But what they should have said was "since all the available evidence says there is no risk, you can not legally be held liable for any damage which later arises".
Once the general medical opinion is that there is likely to be a specific risk from phone masts which does not exist in mobile phones in general, the question of liability would arise.
Remember that whilst a million watt transmitter might put out enough energy to boil an egg, your 1 watt phone is never going to put out enough energy to make your head explode. Your brain uses about 25 watts itself even on standby.
Anyway, I think your sums are a bit misleading. Your brain might conceivably present enough solid angle to your mobile phone to absorb some significant fraction of your phone's output, but it isn't going to be more than 50%. At a rough guess I'd expect it to be nearer 20-30%, assuming your brain absorbs every microwave that hits it (which it won't or it'd be hell to get a signal). Let's ignore that though, as this proportion will cancel out later.
At 10 metres, assuming your brain presents 0.05 square metres (about half a square foot - quite an overestimate, probably, but maybe the right order of magnitude) and absorbs every microwave that hits it you'll get 4x10^-5 of the mast's output. Equivalent mast power to give the same dose as your mobile - 25 kW.
Do twiddle the numbers as much as you like, but I don't think you'll get up to needing a megawatt transmitter.
1 phone generates ~1 watt of power If you assume ~50 coverage yuo get half a watt.
To get half a watt of power at 10m would involve a power output of .5/.00004=12.5kW
HOWEVER what you're failing to realise is that the power from your phone is concentrated in a small area: the 1-2cm^2 around the ear, probably. That means that to get the same power-area ratio you need to jiggle the figures a bit:
0.0004m^2 / 1256.63m^2=3.18x10^-7
To get half a watt of power at 10m would involve a power output of .5/3.18x10^-7, or 1.6MW.
If it turned out that network operators had definite proof of a significant health hazard and concealed it then they would be liable, but not otherwise I suspect.
Of course, living on-board a ship with constant thrum-thrum from the generators vibrating through the decks, bulkheads and deckheads along with the uncertainty of not knowing if you were going to be boarded by Police, Customs, River Authorities et.al and the motion of riding-to-anchor didn't have any effect ... .
You get rental if you own the actual property -- I think it's a similar figure -- but of course you get zilch compensation if you just live next to it.
Hmmmm...I'm not sure that relying on "general medical opinion" would be enough.
I think the available evidence does not say "there is no risk": it says, rather, "we can find no evidence of risk" -- which in legal liability terms is, I think, substantially different.

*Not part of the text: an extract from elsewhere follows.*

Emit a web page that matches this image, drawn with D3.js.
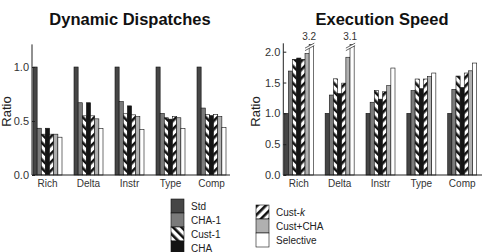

Moreover, AIUI, most TETRA base stations transmit in all time-slots, whether carrying traffic or not, with the result that the RF envelope is continuous. So those railing at 'masts' haven't even got their facts right, and if there is a problem (which I agree is most unlikely) it will again lie at the mobile station end.
With the scientific method it's impossible to prove a negative. So I'm afraid it will never be possible to scientifically prove that an Elephant will not fall on your head, only that it's unlikely.

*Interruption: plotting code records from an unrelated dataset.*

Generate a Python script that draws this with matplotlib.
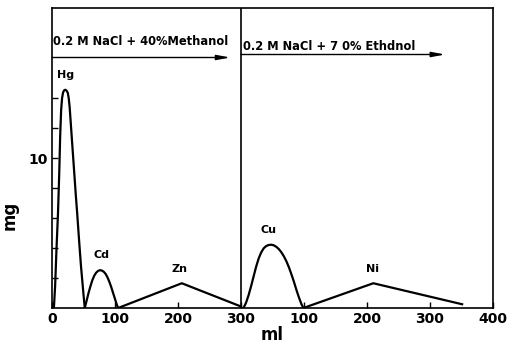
import matplotlib
matplotlib.use("Agg")
import matplotlib.pyplot as plt

# ---- data (x in ml, cumulative 0-700; y in mg) ----
hg_x = [3, 5, 7, 9.5, 11.5, 13, 14.5, 16, 17.5, 19, 21, 23, 25, 26.5, 28, 29.5,
        32, 35, 38, 40, 43, 46, 48, 50, 52]
hg_y = [0, 1.5, 3.8, 6.3, 9.0, 11.5, 13.2, 14.0, 14.35, 14.5, 14.55, 14.5, 14.35,
        14.0, 13.4, 12.5, 11.0, 9.2, 7.4, 6.3, 4.5, 2.8, 1.85, 0.9, 0]

cd_x = [52, 55, 58, 61, 64, 67, 70, 73, 76, 79, 82, 85, 88, 91, 94, 97, 100, 103, 105]
cd_y = [0, 0.5, 1.0, 1.45, 1.85, 2.15, 2.35, 2.47, 2.52, 2.5, 2.42, 2.28, 2.05,
        1.75, 1.4, 1.0, 0.6, 0.2, 0]

zn_x = [105, 206, 300]
zn_y = [0, 1.65, 0.1]

cu_x = [304, 308, 312, 316, 320, 324, 328, 332, 336, 340, 344, 348, 352, 356, 360,
        364, 368, 372, 376, 380, 384, 388, 392, 396, 399]
cu_y = [0, 0.35, 0.85, 1.45, 2.1, 2.75, 3.3, 3.7, 3.98, 4.13, 4.2, 4.22, 4.18, 4.08,
        3.93, 3.72, 3.45, 3.12, 2.72, 2.25, 1.75, 1.2, 0.7, 0.25, 0]

ni_x = [399, 510, 651]
ni_y = [0, 1.65, 0.25]

peak_names = ["Hg", "Cd", "Zn", "Cu", "Ni"]
x_tick_pos = [0, 100, 200, 300, 400, 500, 600, 700]
x_tick_labels = ["0", "100", "200", "300", "100", "200", "300", "400"]
y_tick_pos = [2, 4, 6, 8, 10, 12, 14]
y_tick_labels = ["", "", "", "", "10", "", ""]
eluent_labels = ["0.2 M NaCl + 40%Methanol", "0.2 M NaCl + 7 0% Ethdnol"]

plt.rcParams['font.family'] = ['DejaVu Sans']
fig = plt.figure(figsize=(5.16, 3.46), dpi=100)
ax = fig.add_axes([52/516, 1 - 308/346, (493-52)/516, (308-8)/346])

lw = 1.6
for xs, ys in [(hg_x, hg_y), (cd_x, cd_y), (zn_x, zn_y), (cu_x, cu_y), (ni_x, ni_y)]:
    ax.plot(xs, ys, color="black", lw=lw, solid_joinstyle="round")

ax.set_xlim(0, 700)
ax.set_ylim(0, 20)
ax.axvline(300, color="black", lw=1.2)

ax.set_xticks(x_tick_pos)
ax.set_xticklabels(x_tick_labels, fontsize=10, fontweight="bold")
ax.set_yticks(y_tick_pos)
ax.set_yticklabels(y_tick_labels, fontsize=10, fontweight="bold")
ax.tick_params(direction="in", length=4, width=1, pad=3)
for s in ax.spines.values():
    s.set_linewidth(1.2)

ax.set_xlabel("ml", fontsize=12, fontweight="bold", labelpad=0)
ax.set_ylabel("mg", fontsize=12, fontweight="bold")
ax.yaxis.set_label_coords(-0.075, 0.31)

# peak labels
label_pos = [(hg_x[10], hg_y[10]), (cd_x[8] + 2, cd_y[8]), (zn_x[1] - 4, zn_y[1]),
             (cu_x[11] - 5, cu_y[11]), (ni_x[1] - 2, ni_y[1])]
for name, (px, py) in zip(peak_names, label_pos):
    ax.annotate(name, (px, py), xytext=(0, 7), textcoords="offset points",
                ha="center", va="bottom", fontsize=8, fontweight="bold")

# eluent annotations with arrows
ax.text(2, 17.75, eluent_labels[0], fontsize=8.3, fontweight="bold", va="center", ha="left")
ax.annotate("", xy=(283, 16.7), xytext=(0, 16.7),
            arrowprops=dict(arrowstyle="-|>,head_length=0.8,head_width=0.15",
                            color="black", lw=1.0, shrinkA=0, shrinkB=0))
ax.text(303, 17.45, eluent_labels[1], fontsize=8.3, fontweight="bold", va="center", ha="left")
ax.annotate("", xy=(624, 16.9), xytext=(300, 16.9),
            arrowprops=dict(arrowstyle="-|>,head_length=0.8,head_width=0.15",
                            color="black", lw=1.0, shrinkA=0, shrinkB=0))

fig.savefig("out.png", dpi=100)
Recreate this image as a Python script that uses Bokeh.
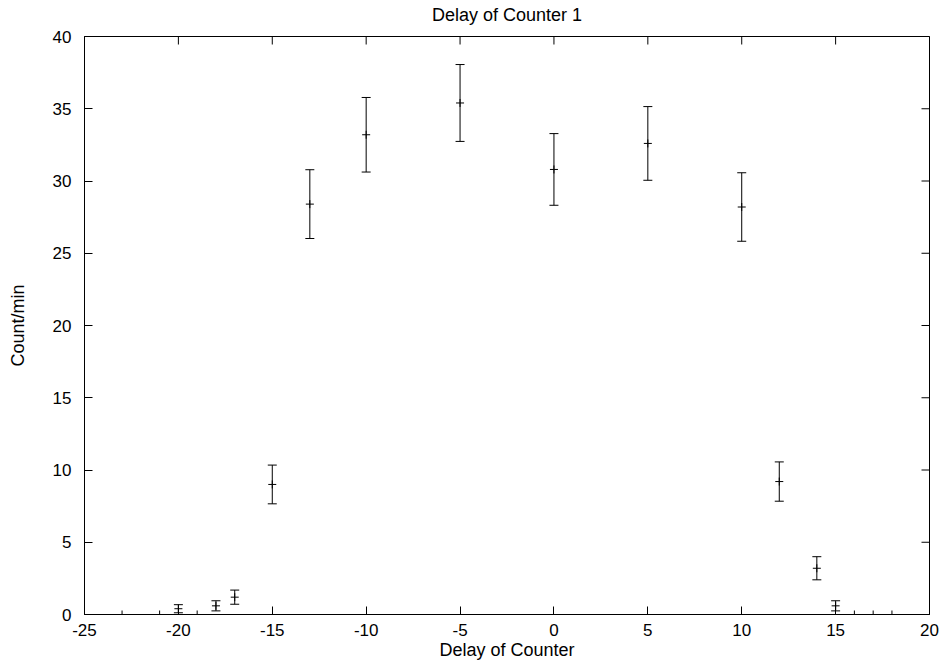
import math
from bokeh.plotting import figure
from bokeh.models import Range1d, LinearAxis, FixedTicker, ColumnDataSource, Whisker, TeeHead
from bokeh.embed import file_html
from bokeh.resources import INLINE

# Data
delay = [-23, -21, -20, -19, -18, -17, -15, -13, -10, -5, 0, 5, 10, 12, 14, 15, 16, 17, 18]
count = [0, 0, 0.4, 0, 0.6, 1.2, 9.0, 28.4, 33.2, 35.4, 30.8, 32.6, 28.2, 9.2, 3.2, 0.6, 0, 0, 0]
error = [0, 0, 0.28, 0, 0.35, 0.49, 1.34, 2.38, 2.58, 2.66, 2.48, 2.55, 2.37, 1.36, 0.8, 0.35, 0, 0, 0]

x_ticks = [-25, -20, -15, -10, -5, 0, 5, 10, 15, 20]
x_tick_labels = ["-25", "-20", "-15", "-10", "-5", "0", "5", "10", "15", "20"]
y_ticks = [0, 5, 10, 15, 20, 25, 30, 35, 40]
y_tick_labels = ["0", "5", "10", "15", "20", "25", "30", "35", "40"]
x_min, x_max = -25, 20
y_min, y_max = 0, 40
title_text = "Delay of Counter 1"

FONT = "Liberation Sans"

p = figure(width=940, height=662, output_backend="svg", toolbar_location=None,
           x_range=Range1d(x_min, x_max), y_range=Range1d(y_min, y_max),
           x_axis_location=None, y_axis_location=None,
           min_border_left=84, min_border_right=11, min_border_top=36, min_border_bottom=48)
p.title = None
p.grid.visible = False
p.outline_line_color = "black"
p.outline_line_width = 1
p.background_fill_color = "white"
p.border_fill_color = "white"


def style_axis(ax, ticks, labels):
    ax.ticker = FixedTicker(ticks=ticks)
    ax.major_tick_in = 8
    ax.major_tick_out = 0
    ax.minor_tick_line_color = None
    ax.axis_line_color = "black"
    ax.major_tick_line_color = "black"
    ax.major_label_overrides = {t: l for t, l in zip(ticks, labels)}
    ax.major_label_text_font = FONT
    ax.major_label_text_font_size = "17px"
    ax.major_label_text_color = "black"
    ax.axis_label_text_font = FONT
    ax.axis_label_text_font_size = "18px"
    ax.axis_label_text_font_style = "normal"
    ax.axis_label_text_color = "black"


xb = LinearAxis(axis_label="Delay of Counter")
style_axis(xb, x_ticks, x_tick_labels)
xb.major_label_standoff = 9
xb.axis_label_standoff = 1
p.add_layout(xb, "below")

yl = LinearAxis(axis_label="Count/min")
style_axis(yl, y_ticks, y_tick_labels)
yl.major_label_standoff = 13
yl.axis_label_standoff = 22
p.add_layout(yl, "left")

# Chart title, drawn as the label of a tick-less top axis
xt = LinearAxis(axis_label=title_text)
style_axis(xt, [], [])
xt.axis_line_color = None
xt.major_tick_line_color = None
xt.major_label_standoff = 0
xt.axis_label_text_line_height = 0.6
xt.axis_label_standoff = 12
p.add_layout(xt, "above")

# Mirrored inward ticks on top and right edges (half of each dash is clipped by the frame)
p.scatter(x=x_ticks, y=[y_max] * len(x_ticks), marker="dash", angle=math.pi / 2,
          size=16, line_color="black", line_width=1)
p.scatter(x=[x_max] * len(y_ticks), y=y_ticks, marker="dash",
          size=16, line_color="black", line_width=1)

# Error bars (only where an error is present)
ex = [x for x, e in zip(delay, error) if e > 0]
ey = [y for y, e in zip(count, error) if e > 0]
ee = [e for e in error if e > 0]
err_src = ColumnDataSource(dict(x=ex,
                                lower=[y - e for y, e in zip(ey, ee)],
                                upper=[y + e for y, e in zip(ey, ee)]))
w = Whisker(source=err_src, base="x", lower="lower", upper="upper", dimension="height",
            line_color="black", line_width=1,
            upper_head=TeeHead(size=9, line_color="black", line_width=1),
            lower_head=TeeHead(size=9, line_color="black", line_width=1))
p.add_layout(w)

src = ColumnDataSource(dict(x=delay, y=count))
p.scatter("x", "y", source=src, marker="cross", size=8, line_color="black", line_width=1)

open("out.html", "w").write(file_html(p, INLINE))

That gives me an idea ... let's start a public panic about the risk of falling Elephants, we could siphon-off 10% of the Cancer research budget to try to prove that there was zero risk of being squashed by an Elephant. We (the researchers) would not be able to prove that it couldn't happen so would have research finding for ever more. Somebody might even design and sell a mouse-like device to detect dangerous Elephants.
And much of that ends up as heat. Perhaps we should be worrying about the effects of 25 watt human heads making quarter watt phones (GSM mobiles don't put out anything like one watt) overheat.

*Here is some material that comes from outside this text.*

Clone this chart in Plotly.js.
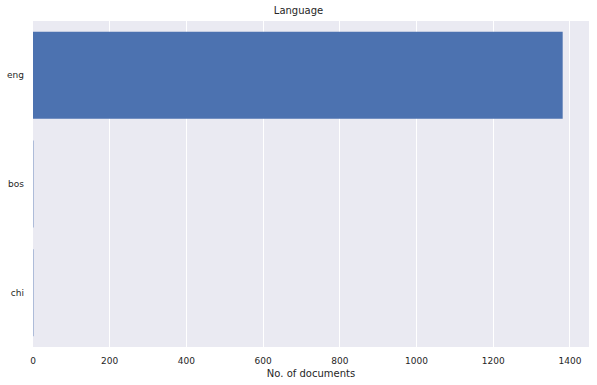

Nothing to do with the long hours they worked, the constant noise of the generators, the pitching of the moored ships, the smoking and boozing, the crap diet, the total lack of facilities for exercise...?
No, of course not: you have the results of the study of a control group of pirate DJs who thought they were doing the same, but the transmitter was switched off. You must have, or you'd not have posted such a comment.